───── Collected material
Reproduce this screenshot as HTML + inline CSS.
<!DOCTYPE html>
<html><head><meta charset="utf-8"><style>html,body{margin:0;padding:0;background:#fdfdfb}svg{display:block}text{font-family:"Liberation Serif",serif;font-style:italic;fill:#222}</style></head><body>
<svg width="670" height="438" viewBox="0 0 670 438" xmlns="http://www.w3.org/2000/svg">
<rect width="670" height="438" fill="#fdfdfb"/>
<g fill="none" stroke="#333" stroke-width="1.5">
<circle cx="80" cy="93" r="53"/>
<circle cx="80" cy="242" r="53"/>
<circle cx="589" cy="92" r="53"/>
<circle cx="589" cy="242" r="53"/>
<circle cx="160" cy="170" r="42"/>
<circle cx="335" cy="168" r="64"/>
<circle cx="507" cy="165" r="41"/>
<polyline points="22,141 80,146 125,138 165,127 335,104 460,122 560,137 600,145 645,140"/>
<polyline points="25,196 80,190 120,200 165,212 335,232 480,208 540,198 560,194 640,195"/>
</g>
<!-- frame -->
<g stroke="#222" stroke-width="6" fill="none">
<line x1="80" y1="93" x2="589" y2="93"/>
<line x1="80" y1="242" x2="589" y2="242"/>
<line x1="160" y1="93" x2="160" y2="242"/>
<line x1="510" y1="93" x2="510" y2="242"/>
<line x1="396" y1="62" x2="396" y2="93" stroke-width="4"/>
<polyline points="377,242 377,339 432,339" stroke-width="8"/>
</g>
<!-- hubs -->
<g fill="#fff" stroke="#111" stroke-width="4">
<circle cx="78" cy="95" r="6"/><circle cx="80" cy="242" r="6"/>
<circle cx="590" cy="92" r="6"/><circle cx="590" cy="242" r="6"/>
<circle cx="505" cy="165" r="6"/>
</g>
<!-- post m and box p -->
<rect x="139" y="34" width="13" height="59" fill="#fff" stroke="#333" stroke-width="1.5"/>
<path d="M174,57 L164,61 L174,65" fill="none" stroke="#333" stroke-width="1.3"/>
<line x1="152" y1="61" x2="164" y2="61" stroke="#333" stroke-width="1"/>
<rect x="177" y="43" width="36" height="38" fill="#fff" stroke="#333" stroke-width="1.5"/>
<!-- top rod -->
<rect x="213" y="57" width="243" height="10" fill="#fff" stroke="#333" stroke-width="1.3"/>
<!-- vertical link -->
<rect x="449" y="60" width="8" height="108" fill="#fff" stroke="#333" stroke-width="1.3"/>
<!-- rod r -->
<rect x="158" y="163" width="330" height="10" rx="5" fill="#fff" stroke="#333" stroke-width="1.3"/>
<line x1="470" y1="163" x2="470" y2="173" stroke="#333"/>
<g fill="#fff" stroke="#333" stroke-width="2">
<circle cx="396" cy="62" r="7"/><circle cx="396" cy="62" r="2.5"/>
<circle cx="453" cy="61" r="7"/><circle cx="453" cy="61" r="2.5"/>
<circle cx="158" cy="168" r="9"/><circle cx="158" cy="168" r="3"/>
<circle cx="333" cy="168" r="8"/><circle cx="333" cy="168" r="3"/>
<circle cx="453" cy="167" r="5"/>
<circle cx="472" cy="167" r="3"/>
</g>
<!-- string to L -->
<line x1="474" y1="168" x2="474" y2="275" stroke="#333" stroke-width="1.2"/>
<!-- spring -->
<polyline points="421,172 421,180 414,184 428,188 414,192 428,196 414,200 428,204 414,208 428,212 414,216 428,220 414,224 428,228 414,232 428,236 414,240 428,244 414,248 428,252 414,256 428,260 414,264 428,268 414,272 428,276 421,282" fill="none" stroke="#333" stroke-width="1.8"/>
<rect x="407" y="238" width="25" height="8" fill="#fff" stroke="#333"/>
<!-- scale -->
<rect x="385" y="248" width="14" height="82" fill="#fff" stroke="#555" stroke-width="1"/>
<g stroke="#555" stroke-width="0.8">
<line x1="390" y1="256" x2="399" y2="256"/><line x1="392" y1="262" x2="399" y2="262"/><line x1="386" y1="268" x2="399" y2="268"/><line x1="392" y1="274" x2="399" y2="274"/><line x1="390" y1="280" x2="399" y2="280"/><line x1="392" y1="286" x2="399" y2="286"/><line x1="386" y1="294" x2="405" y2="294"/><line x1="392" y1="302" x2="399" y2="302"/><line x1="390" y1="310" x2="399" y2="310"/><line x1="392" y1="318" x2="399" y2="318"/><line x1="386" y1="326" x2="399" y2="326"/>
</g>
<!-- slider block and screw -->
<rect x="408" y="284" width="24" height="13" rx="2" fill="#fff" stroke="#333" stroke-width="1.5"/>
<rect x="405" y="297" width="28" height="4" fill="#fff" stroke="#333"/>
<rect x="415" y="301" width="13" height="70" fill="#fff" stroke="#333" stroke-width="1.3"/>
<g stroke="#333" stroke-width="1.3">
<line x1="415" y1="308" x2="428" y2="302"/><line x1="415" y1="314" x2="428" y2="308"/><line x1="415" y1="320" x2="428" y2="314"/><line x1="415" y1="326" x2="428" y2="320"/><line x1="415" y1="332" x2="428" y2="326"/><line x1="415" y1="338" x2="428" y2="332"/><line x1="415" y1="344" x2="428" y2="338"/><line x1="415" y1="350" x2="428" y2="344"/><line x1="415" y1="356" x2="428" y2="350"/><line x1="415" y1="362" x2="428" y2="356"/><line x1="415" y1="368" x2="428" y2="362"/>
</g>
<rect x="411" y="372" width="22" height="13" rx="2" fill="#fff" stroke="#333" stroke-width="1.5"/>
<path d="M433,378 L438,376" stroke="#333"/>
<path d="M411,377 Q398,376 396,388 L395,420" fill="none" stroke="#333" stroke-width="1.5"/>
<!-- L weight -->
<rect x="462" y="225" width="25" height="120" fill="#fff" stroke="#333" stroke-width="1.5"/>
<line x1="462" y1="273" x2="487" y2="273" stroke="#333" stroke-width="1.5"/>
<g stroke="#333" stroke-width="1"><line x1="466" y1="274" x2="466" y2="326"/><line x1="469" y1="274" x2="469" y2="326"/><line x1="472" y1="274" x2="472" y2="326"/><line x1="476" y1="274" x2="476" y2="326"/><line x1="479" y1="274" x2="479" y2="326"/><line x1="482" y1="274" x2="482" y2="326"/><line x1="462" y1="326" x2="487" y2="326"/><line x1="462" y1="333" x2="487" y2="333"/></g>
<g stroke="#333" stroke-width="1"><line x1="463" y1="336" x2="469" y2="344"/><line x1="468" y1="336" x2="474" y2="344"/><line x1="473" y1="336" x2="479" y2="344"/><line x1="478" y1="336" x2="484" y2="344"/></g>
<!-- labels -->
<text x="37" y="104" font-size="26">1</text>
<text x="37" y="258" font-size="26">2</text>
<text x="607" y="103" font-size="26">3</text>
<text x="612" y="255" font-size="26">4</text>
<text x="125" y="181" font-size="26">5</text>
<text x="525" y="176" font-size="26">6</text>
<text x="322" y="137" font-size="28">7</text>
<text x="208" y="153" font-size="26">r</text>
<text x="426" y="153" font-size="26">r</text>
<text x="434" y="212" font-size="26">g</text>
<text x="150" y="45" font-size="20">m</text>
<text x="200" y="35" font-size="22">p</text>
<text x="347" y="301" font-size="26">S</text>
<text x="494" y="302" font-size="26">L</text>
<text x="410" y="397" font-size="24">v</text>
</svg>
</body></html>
──────────
Task to complete
Copy every line exactly. Leave nothing out.

Answer to this task
Reproduce this screenshot as HTML + inline CSS.
<!DOCTYPE html>
<html><head><meta charset="utf-8"><style>html,body{margin:0;padding:0;background:#fdfdfb}svg{display:block}text{font-family:"Liberation Serif",serif;font-style:italic;fill:#222}</style></head><body>
<svg width="670" height="438" viewBox="0 0 670 438" xmlns="http://www.w3.org/2000/svg">
<rect width="670" height="438" fill="#fdfdfb"/>
<g fill="none" stroke="#333" stroke-width="1.5">
<circle cx="80" cy="93" r="53"/>
<circle cx="80" cy="242" r="53"/>
<circle cx="589" cy="92" r="53"/>
<circle cx="589" cy="242" r="53"/>
<circle cx="160" cy="170" r="42"/>
<circle cx="335" cy="168" r="64"/>
<circle cx="507" cy="165" r="41"/>
<polyline points="22,141 80,146 125,138 165,127 335,104 460,122 560,137 600,145 645,140"/>
<polyline points="25,196 80,190 120,200 165,212 335,232 480,208 540,198 560,194 640,195"/>
</g>
<!-- frame -->
<g stroke="#222" stroke-width="6" fill="none">
<line x1="80" y1="93" x2="589" y2="93"/>
<line x1="80" y1="242" x2="589" y2="242"/>
<line x1="160" y1="93" x2="160" y2="242"/>
<line x1="510" y1="93" x2="510" y2="242"/>
<line x1="396" y1="62" x2="396" y2="93" stroke-width="4"/>
<polyline points="377,242 377,339 432,339" stroke-width="8"/>
</g>
<!-- hubs -->
<g fill="#fff" stroke="#111" stroke-width="4">
<circle cx="78" cy="95" r="6"/><circle cx="80" cy="242" r="6"/>
<circle cx="590" cy="92" r="6"/><circle cx="590" cy="242" r="6"/>
<circle cx="505" cy="165" r="6"/>
</g>
<!-- post m and box p -->
<rect x="139" y="34" width="13" height="59" fill="#fff" stroke="#333" stroke-width="1.5"/>
<path d="M174,57 L164,61 L174,65" fill="none" stroke="#333" stroke-width="1.3"/>
<line x1="152" y1="61" x2="164" y2="61" stroke="#333" stroke-width="1"/>
<rect x="177" y="43" width="36" height="38" fill="#fff" stroke="#333" stroke-width="1.5"/>
<!-- top rod -->
<rect x="213" y="57" width="243" height="10" fill="#fff" stroke="#333" stroke-width="1.3"/>
<!-- vertical link -->
<rect x="449" y="60" width="8" height="108" fill="#fff" stroke="#333" stroke-width="1.3"/>
<!-- rod r -->
<rect x="158" y="163" width="330" height="10" rx="5" fill="#fff" stroke="#333" stroke-width="1.3"/>
<line x1="470" y1="163" x2="470" y2="173" stroke="#333"/>
<g fill="#fff" stroke="#333" stroke-width="2">
<circle cx="396" cy="62" r="7"/><circle cx="396" cy="62" r="2.5"/>
<circle cx="453" cy="61" r="7"/><circle cx="453" cy="61" r="2.5"/>
<circle cx="158" cy="168" r="9"/><circle cx="158" cy="168" r="3"/>
<circle cx="333" cy="168" r="8"/><circle cx="333" cy="168" r="3"/>
<circle cx="453" cy="167" r="5"/>
<circle cx="472" cy="167" r="3"/>
</g>
<!-- string to L -->
<line x1="474" y1="168" x2="474" y2="275" stroke="#333" stroke-width="1.2"/>
<!-- spring -->
<polyline points="421,172 421,180 414,184 428,188 414,192 428,196 414,200 428,204 414,208 428,212 414,216 428,220 414,224 428,228 414,232 428,236 414,240 428,244 414,248 428,252 414,256 428,260 414,264 428,268 414,272 428,276 421,282" fill="none" stroke="#333" stroke-width="1.8"/>
<rect x="407" y="238" width="25" height="8" fill="#fff" stroke="#333"/>
<!-- scale -->
<rect x="385" y="248" width="14" height="82" fill="#fff" stroke="#555" stroke-width="1"/>
<g stroke="#555" stroke-width="0.8">
<line x1="390" y1="256" x2="399" y2="256"/><line x1="392" y1="262" x2="399" y2="262"/><line x1="386" y1="268" x2="399" y2="268"/><line x1="392" y1="274" x2="399" y2="274"/><line x1="390" y1="280" x2="399" y2="280"/><line x1="392" y1="286" x2="399" y2="286"/><line x1="386" y1="294" x2="405" y2="294"/><line x1="392" y1="302" x2="399" y2="302"/><line x1="390" y1="310" x2="399" y2="310"/><line x1="392" y1="318" x2="399" y2="318"/><line x1="386" y1="326" x2="399" y2="326"/>
</g>
<!-- slider block and screw -->
<rect x="408" y="284" width="24" height="13" rx="2" fill="#fff" stroke="#333" stroke-width="1.5"/>
<rect x="405" y="297" width="28" height="4" fill="#fff" stroke="#333"/>
<rect x="415" y="301" width="13" height="70" fill="#fff" stroke="#333" stroke-width="1.3"/>
<g stroke="#333" stroke-width="1.3">
<line x1="415" y1="308" x2="428" y2="302"/><line x1="415" y1="314" x2="428" y2="308"/><line x1="415" y1="320" x2="428" y2="314"/><line x1="415" y1="326" x2="428" y2="320"/><line x1="415" y1="332" x2="428" y2="326"/><line x1="415" y1="338" x2="428" y2="332"/><line x1="415" y1="344" x2="428" y2="338"/><line x1="415" y1="350" x2="428" y2="344"/><line x1="415" y1="356" x2="428" y2="350"/><line x1="415" y1="362" x2="428" y2="356"/><line x1="415" y1="368" x2="428" y2="362"/>
</g>
<rect x="411" y="372" width="22" height="13" rx="2" fill="#fff" stroke="#333" stroke-width="1.5"/>
<path d="M433,378 L438,376" stroke="#333"/>
<path d="M411,377 Q398,376 396,388 L395,420" fill="none" stroke="#333" stroke-width="1.5"/>
<!-- L weight -->
<rect x="462" y="225" width="25" height="120" fill="#fff" stroke="#333" stroke-width="1.5"/>
<line x1="462" y1="273" x2="487" y2="273" stroke="#333" stroke-width="1.5"/>
<g stroke="#333" stroke-width="1"><line x1="466" y1="274" x2="466" y2="326"/><line x1="469" y1="274" x2="469" y2="326"/><line x1="472" y1="274" x2="472" y2="326"/><line x1="476" y1="274" x2="476" y2="326"/><line x1="479" y1="274" x2="479" y2="326"/><line x1="482" y1="274" x2="482" y2="326"/><line x1="462" y1="326" x2="487" y2="326"/><line x1="462" y1="333" x2="487" y2="333"/></g>
<g stroke="#333" stroke-width="1"><line x1="463" y1="336" x2="469" y2="344"/><line x1="468" y1="336" x2="474" y2="344"/><line x1="473" y1="336" x2="479" y2="344"/><line x1="478" y1="336" x2="484" y2="344"/></g>
<!-- labels -->
<text x="37" y="104" font-size="26">1</text>
<text x="37" y="258" font-size="26">2</text>
<text x="607" y="103" font-size="26">3</text>
<text x="612" y="255" font-size="26">4</text>
<text x="125" y="181" font-size="26">5</text>
<text x="525" y="176" font-size="26">6</text>
<text x="322" y="137" font-size="28">7</text>
<text x="208" y="153" font-size="26">r</text>
<text x="426" y="153" font-size="26">r</text>
<text x="434" y="212" font-size="26">g</text>
<text x="150" y="45" font-size="20">m</text>
<text x="200" y="35" font-size="22">p</text>
<text x="347" y="301" font-size="26">S</text>
<text x="494" y="302" font-size="26">L</text>
<text x="410" y="397" font-size="24">v</text>
</svg>
</body></html>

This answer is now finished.